The operator saw the MSA as a way to reduce costs and speed up innovation by using an open networking model. Opening up and standardising the design would also allow innovative start-up vendors to participate. With the traditional supply model, an operator would favour larger firms knowing it would be dependent on the suppliers for 5-10 years.
“Because you can mix and match different suppliers, Open ROADM allows us to introduce disrupters to our environment,” says Paggi.
Evolution
The first Open ROADM revision used 100-gigabit wavelengths and a 50GHz fixed grid. A flexible grid and in-line amplification that extended the reach of 100-gigabit wavelengths to 1,000km were then added with Revision 2.
“In Revision 3 we made Open ROADM applicable to more use cases,” says Martin Birk, director member of technical staff, network infrastructure and services, AT&T. “We started introducing things like OTUCn and FlexO in preparation for 400 gigabits.” The OTN ‘Beyond 100 gigabit’ OTUCn format comprises ‘n’ multiples of 100-gigabit OTUC frames, while FlexO refers to the Flexible OTN format.

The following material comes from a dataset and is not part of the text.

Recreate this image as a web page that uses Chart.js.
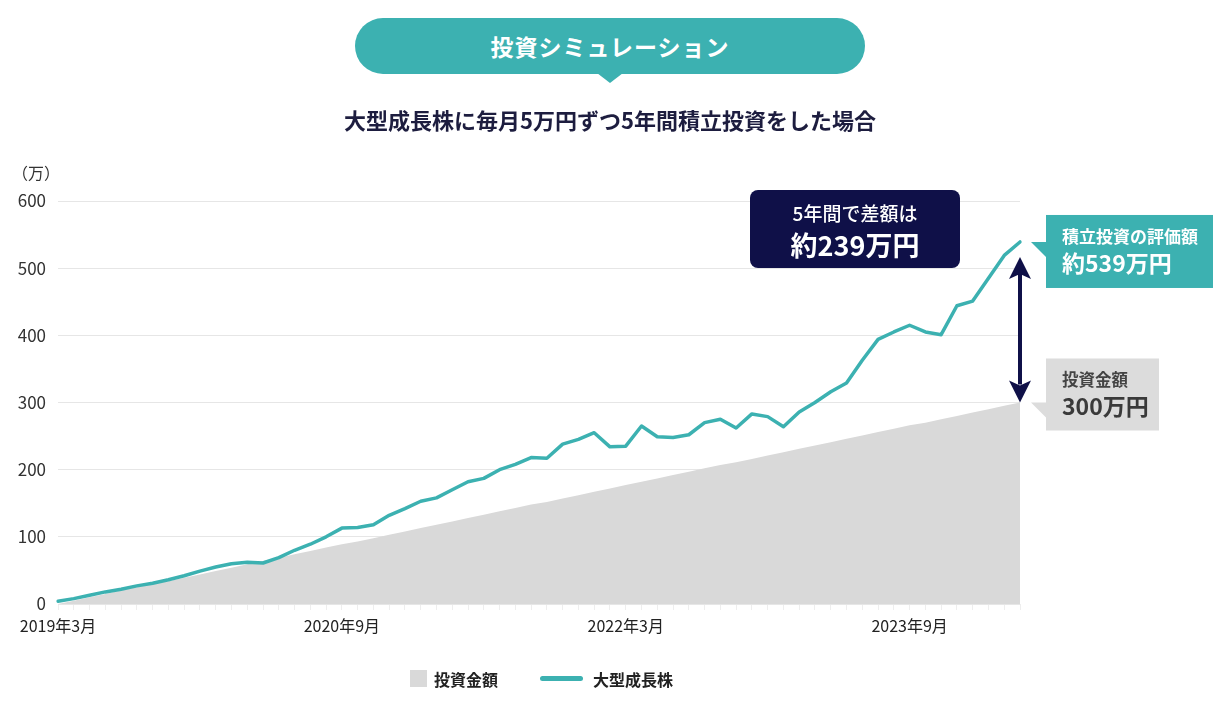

Adopting OTN technologies is part of enabling Open ROADM to support 200-, 300- and 400-gigabit wavelengths.
Revision 4 then added ODUFlex, 400-gigabit clients, and support for low-noise amplifiers to further extend reach, while the latest fifth revision adds streaming telemetry for network monitoring using work from the OpenConfig industry group.

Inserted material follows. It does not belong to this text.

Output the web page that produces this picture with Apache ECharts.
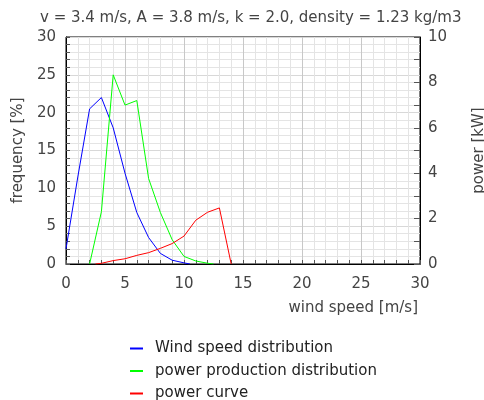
<!DOCTYPE html>
<html>
<head>
<meta charset="utf-8">
<script src="https://cdn.jsdelivr.net/npm/echarts@6/dist/echarts.min.js"></script>
<style>
html,body{margin:0;padding:0;background:#fff;}
#chart{width:484px;height:400px;}
</style>
</head>
<body>
<div id="chart"></div>
<script>
// Data
var subtitleText = 'v = 3.4 m/s, A = 3.8 m/s, k = 2.0, density = 1.23 kg/m3';
var seriesNames = ['Wind speed distribution', 'power production distribution', 'power curve'];

var windX = [0, 1, 2, 3, 4, 5, 6, 7, 8, 9, 10, 10.5];
var windFreq = [2, 11.5, 20.5, 22, 18, 12, 6.8, 3.5, 1.4, 0.5, 0.15, 0];

var prodX = [2, 3, 4, 5, 6, 7, 8, 9, 10, 11, 12, 12.5];
var prodFreq = [0, 6.9, 25, 21, 21.6, 11.3, 6.8, 3.2, 1.0, 0.4, 0.1, 0];

var powerX = [2.5, 3, 4, 5, 6, 7, 8, 9, 10, 11, 12, 13, 14];
var powerKW = [0, 0.03, 0.15, 0.23, 0.38, 0.5, 0.69, 0.9, 1.23, 1.93, 2.28, 2.47, 0];

function pairs(xs, ys) {
  return xs.map(function (x, i) { return [x, ys[i]]; });
}

var FONT = 'DejaVu Sans';
var FS = 15;
var chart = echarts.init(document.getElementById('chart'), null, {renderer: 'canvas'});

var labelStyle = {color: '#444', fontFamily: FONT, fontSize: FS};

chart.setOption({
  animation: false,
  backgroundColor: '#fff',
  title: {
    text: subtitleText,
    left: 40,
    top: 11,
    padding: 0,
    textStyle: {color: '#444', fontFamily: FONT, fontSize: FS, fontWeight: 'normal'}
  },
  grid: {
    left: 66, right: 64, top: 37, bottom: 136,
    containLabel: false,
    outerBoundsMode: 'none',
    show: true, borderColor: '#000', borderWidth: 1, backgroundColor: 'transparent'
  },
  legend: {
    orient: 'vertical',
    left: 130,
    top: 341,
    height: 120,
    padding: 0,
    icon: 'rect',
    itemWidth: 13,
    itemHeight: 2,
    itemGap: 7.5,
    data: seriesNames,
    textStyle: {color: '#222', fontFamily: FONT, fontSize: FS, lineHeight: 15, padding: [0, 0, 0, 7]}
  },
  xAxis: {
    type: 'value',
    min: 0, max: 30, interval: 5,
    name: 'wind speed [m/s]',
    nameLocation: 'end',
    nameGap: -2,
    nameTextStyle: {color: '#444', fontFamily: FONT, fontSize: FS, align: 'right', verticalAlign: 'top', padding: [37, 0, 0, 0]},
    axisLine: {show: true, onZero: false, lineStyle: {color: '#000', width: 1}},
    axisTick: {show: true, inside: true, length: 4, lineStyle: {color: '#555'}},
    minorTick: {show: true, splitNumber: 5, length: 4, lineStyle: {color: '#555'}},
    axisLabel: Object.assign({margin: 13}, labelStyle),
    splitLine: {show: true, lineStyle: {color: '#c8c8c8', width: 1}},
    minorSplitLine: {show: true, lineStyle: {color: '#e4e4e4', width: 1}}
  },
  yAxis: [{
    type: 'value',
    min: 0, max: 30, interval: 5,
    position: 'left',
    name: 'frequency [%]',
    nameLocation: 'middle',
    nameGap: 40,
    nameTextStyle: {color: '#444', fontFamily: FONT, fontSize: FS},
    axisLine: {show: true, lineStyle: {color: '#000', width: 1}},
    axisTick: {show: true, inside: true, length: 4, lineStyle: {color: '#555'}},
    minorTick: {show: true, splitNumber: 5, length: 4, lineStyle: {color: '#555'}},
    axisLabel: Object.assign({margin: 10}, labelStyle),
    splitLine: {show: true, lineStyle: {color: '#d8d8d8', width: 1}},
    minorSplitLine: {show: true, lineStyle: {color: '#e4e4e4', width: 1}}
  }, {
    type: 'value',
    min: 0, max: 10, interval: 2,
    position: 'right',
    name: 'power [kW]',
    nameLocation: 'middle',
    nameGap: 52,
    nameTextStyle: {color: '#444', fontFamily: FONT, fontSize: FS},
    axisLine: {show: true, lineStyle: {color: '#000', width: 1}},
    axisTick: {show: true, inside: true, length: 6, lineStyle: {color: '#555'}},
    minorTick: {show: true, splitNumber: 2, length: 6, lineStyle: {color: '#555'}},
    axisLabel: Object.assign({margin: 8}, labelStyle),
    splitLine: {show: false},
    minorSplitLine: {show: false}
  }],
  series: [{
    name: seriesNames[0],
    type: 'line',
    yAxisIndex: 0,
    data: pairs(windX, windFreq),
    showSymbol: false,
    color: '#0000ff',
    lineStyle: {color: '#0000ff', width: 1}
  }, {
    name: seriesNames[1],
    type: 'line',
    yAxisIndex: 0,
    data: pairs(prodX, prodFreq),
    showSymbol: false,
    color: '#00ff00',
    lineStyle: {color: '#00ff00', width: 1}
  }, {
    name: seriesNames[2],
    type: 'line',
    yAxisIndex: 1,
    data: pairs(powerX, powerKW),
    showSymbol: false,
    color: '#ff0000',
    lineStyle: {color: '#ff0000', width: 1}
  }]
});
</script>
</body>
</html>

“A lot of features that widen considerably the application of Open ROADM,” says Birk.
Revision 6.0
The frequency of each Open ROADM release was initially once a year but now the scope of each revision has been curtailed to enable two releases a year. Members are polled as to what new features are required at the start of each standardisation process.

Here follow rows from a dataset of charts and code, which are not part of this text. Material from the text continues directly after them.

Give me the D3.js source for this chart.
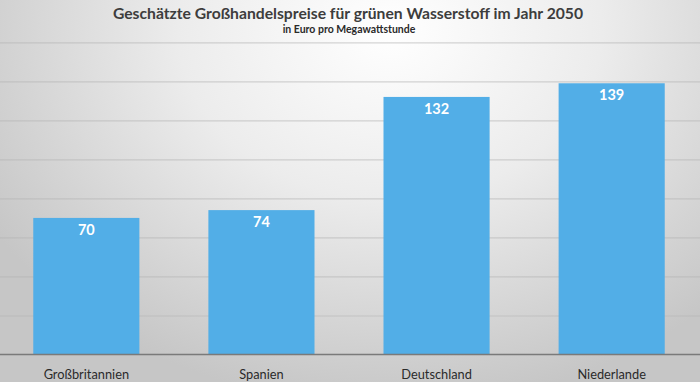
<!DOCTYPE html>
<html><head><meta charset="utf-8">
<script src="https://cdn.jsdelivr.net/npm/d3@7/dist/d3.min.js"></script>
<style>html,body{margin:0;padding:0;overflow:hidden;background:#fff}</style>
</head><body>
<svg id="c" width="700" height="382"></svg>
<script>
const categories = ["Großbritannien", "Spanien", "Deutschland", "Niederlande"];
const values = [70, 74, 132, 139];
const yTicks = [20, 40, 60, 80, 100, 120, 140, 160];
const title = "Geschätzte Großhandelspreise für grünen Wasserstoff im Jahr 2050";
const subtitle = "in Euro pro Megawattstunde";

const W = 700, H = 382;
const svg = d3.select("#c");
const defs = svg.append("defs");
const rg = defs.append("radialGradient").attr("id", "bg")
  .attr("gradientUnits", "userSpaceOnUse")
  .attr("cx", 390).attr("cy", 30).attr("r", 470)
  .attr("gradientTransform", "translate(390,30) scale(1,0.8) translate(-390,-30)");
rg.append("stop").attr("offset", "0").attr("stop-color", "#ffffff");
rg.append("stop").attr("offset", "0.45").attr("stop-color", "#ececec");
rg.append("stop").attr("offset", "1").attr("stop-color", "#c6c6c6");
svg.append("rect").attr("width", W).attr("height", H).attr("fill", "url(#bg)");

const x = d3.scaleBand().domain(categories).range([0, 698]).paddingInner(0.394).paddingOuter(0.19);
const y = d3.scaleLinear().domain([0, 160]).range([354.5, 42.3]);

const grid = svg.append("g").call(d3.axisLeft(y).tickValues(yTicks).tickSize(-W).tickFormat(""));
grid.select(".domain").remove();
grid.selectAll(".tick line").attr("x1", 0).attr("x2", W)
  .attr("stroke", "#b4b4b4").attr("stroke-opacity", 0.55).attr("stroke-width", 1.2);

svg.append("g").selectAll("rect").data(values).join("rect")
  .attr("x", (d, i) => x(categories[i]))
  .attr("width", x.bandwidth())
  .attr("y", d => y(d))
  .attr("height", d => y(0) - y(d))
  .attr("fill", "#52aee7");

const xa = svg.append("g").attr("transform", `translate(0,${y(0)})`)
  .call(d3.axisBottom(x).tickSize(0).tickPadding(15));
xa.select(".domain").attr("d", `M0,0H${W}`).attr("stroke", "#7a7a7a").attr("stroke-width", 1.5);
xa.selectAll("text").attr("font-family", "Lato, 'Open Sans', sans-serif").attr("font-size", 12.8)
  .attr("fill", "#2a2a2a");

svg.append("g").selectAll("text").data(values).join("text")
  .attr("x", (d, i) => x(categories[i]) + x.bandwidth() / 2)
  .attr("y", d => y(d) + 17)
  .attr("text-anchor", "middle")
  .attr("font-family", "Lato, 'Open Sans', sans-serif").attr("font-weight", "bold")
  .attr("font-size", 14.5).attr("fill", "#ffffff")
  .text(d => d);

svg.append("text").attr("x", 348).attr("y", 18.5).attr("text-anchor", "middle")
  .attr("font-family", "Lato, 'Open Sans', sans-serif").attr("font-weight", "bold")
  .attr("font-size", 15.7).attr("fill", "#3d3d3d").text(title);
svg.append("text").attr("x", 349).attr("y", 33).attr("text-anchor", "middle")
  .attr("font-family", "Lato, 'Open Sans', sans-serif").attr("font-weight", "bold")
  .attr("font-size", 10.5).attr("fill", "#2a2a2a").text(subtitle);
</script>
</body></html>
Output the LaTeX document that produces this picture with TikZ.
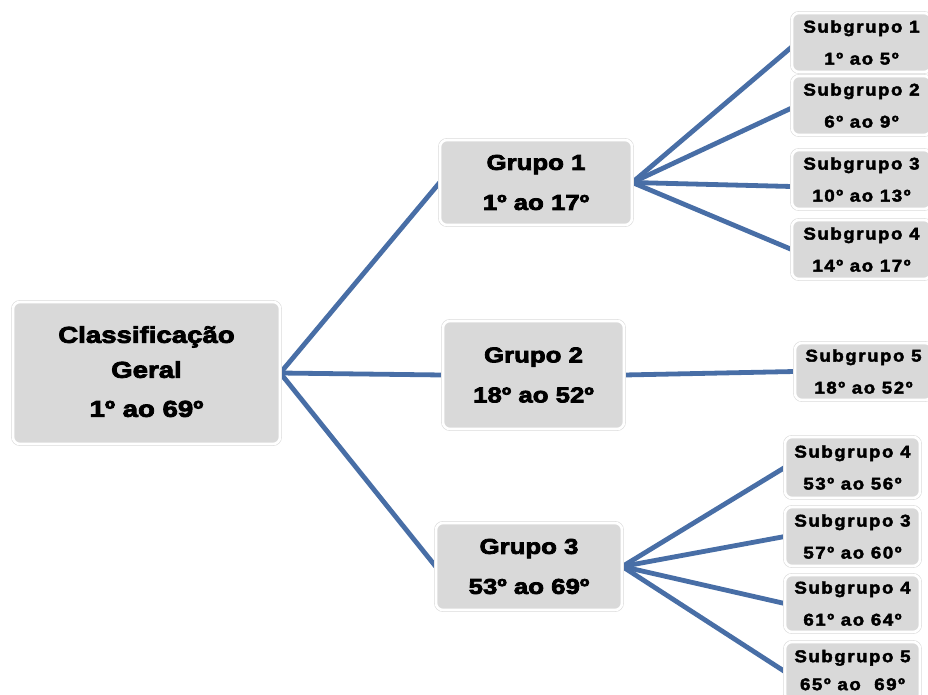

Now, the MSA members are working on revision 6.0 that covers ‘all directions’ of the standard.
“We are improving the control plane interoperability with more features,” says Birk. “Right now you have a single network view; in future, you could have an idealised network plan and a network view with actual failures, and you could provision services across these network views.”
And with the advent of 600-gigabit, 800-gigabit and even 1.2-terabit coherent wavelengths, OpenROADM members may add support for faster speeds than 400 gigabits.
“Just as our suppliers continue to evolve their roadmaps, so does the Open ROADM MSA to stay relevant,” says Birk.
AT&T’s Open ROADM deployments support 100-gigabit wavelengths while the 400-gigabit technology is still in development.
“The ROADMs will not change; the only thing that will change is the software,” says Birk. “And in a disaggregated design, you can leave the ROADMs on version 2.0 and upgrade the transponders to 400 gigabits and version 5.0.”
This, says Birk, is why it is much easier to introduce new technology with an open design compared to monolithic platforms where an upgrade involves all the element management systems, ROADMs and transponders.
Status
The Open ROADM MSA says it is up to individual network operator members to declare the status of their Open ROADM network deployments. Accordingly, the status of overall Open ROADM deployments is unclear.
What AT&T will say is that it is being approached by vendors that want to demonstrate their Open ROADM technology to the operator.
“When we ask them why they have done this without any agreement that AT&T would purchase their solutions, they respond that they are seeing Open ROADM listed as a requirement in RFPs (Request For Proposals) from many other service providers,” says Paggi. “They have taken it upon themselves to develop Open ROADM-compliant products.”
At the OFC show earlier this year, an Open ROADM MSA showcased an SDN controller turning up a wavelength to send virtual machines between two data centres. The SDN controller then terminated the optical connection on completion of the transfer.
Operators AT&T and Orange were part of the demonstration as was the University of Texas, Dallas. “They [the University of Texas] are a supercomputing centre and they can create some nice applications on top of Open ROADM,” says Birk.
The system vendors involved in the OFC demonstration included Ciena, Fujitsu, ECI Telecom, Infinera and Juniper Networks.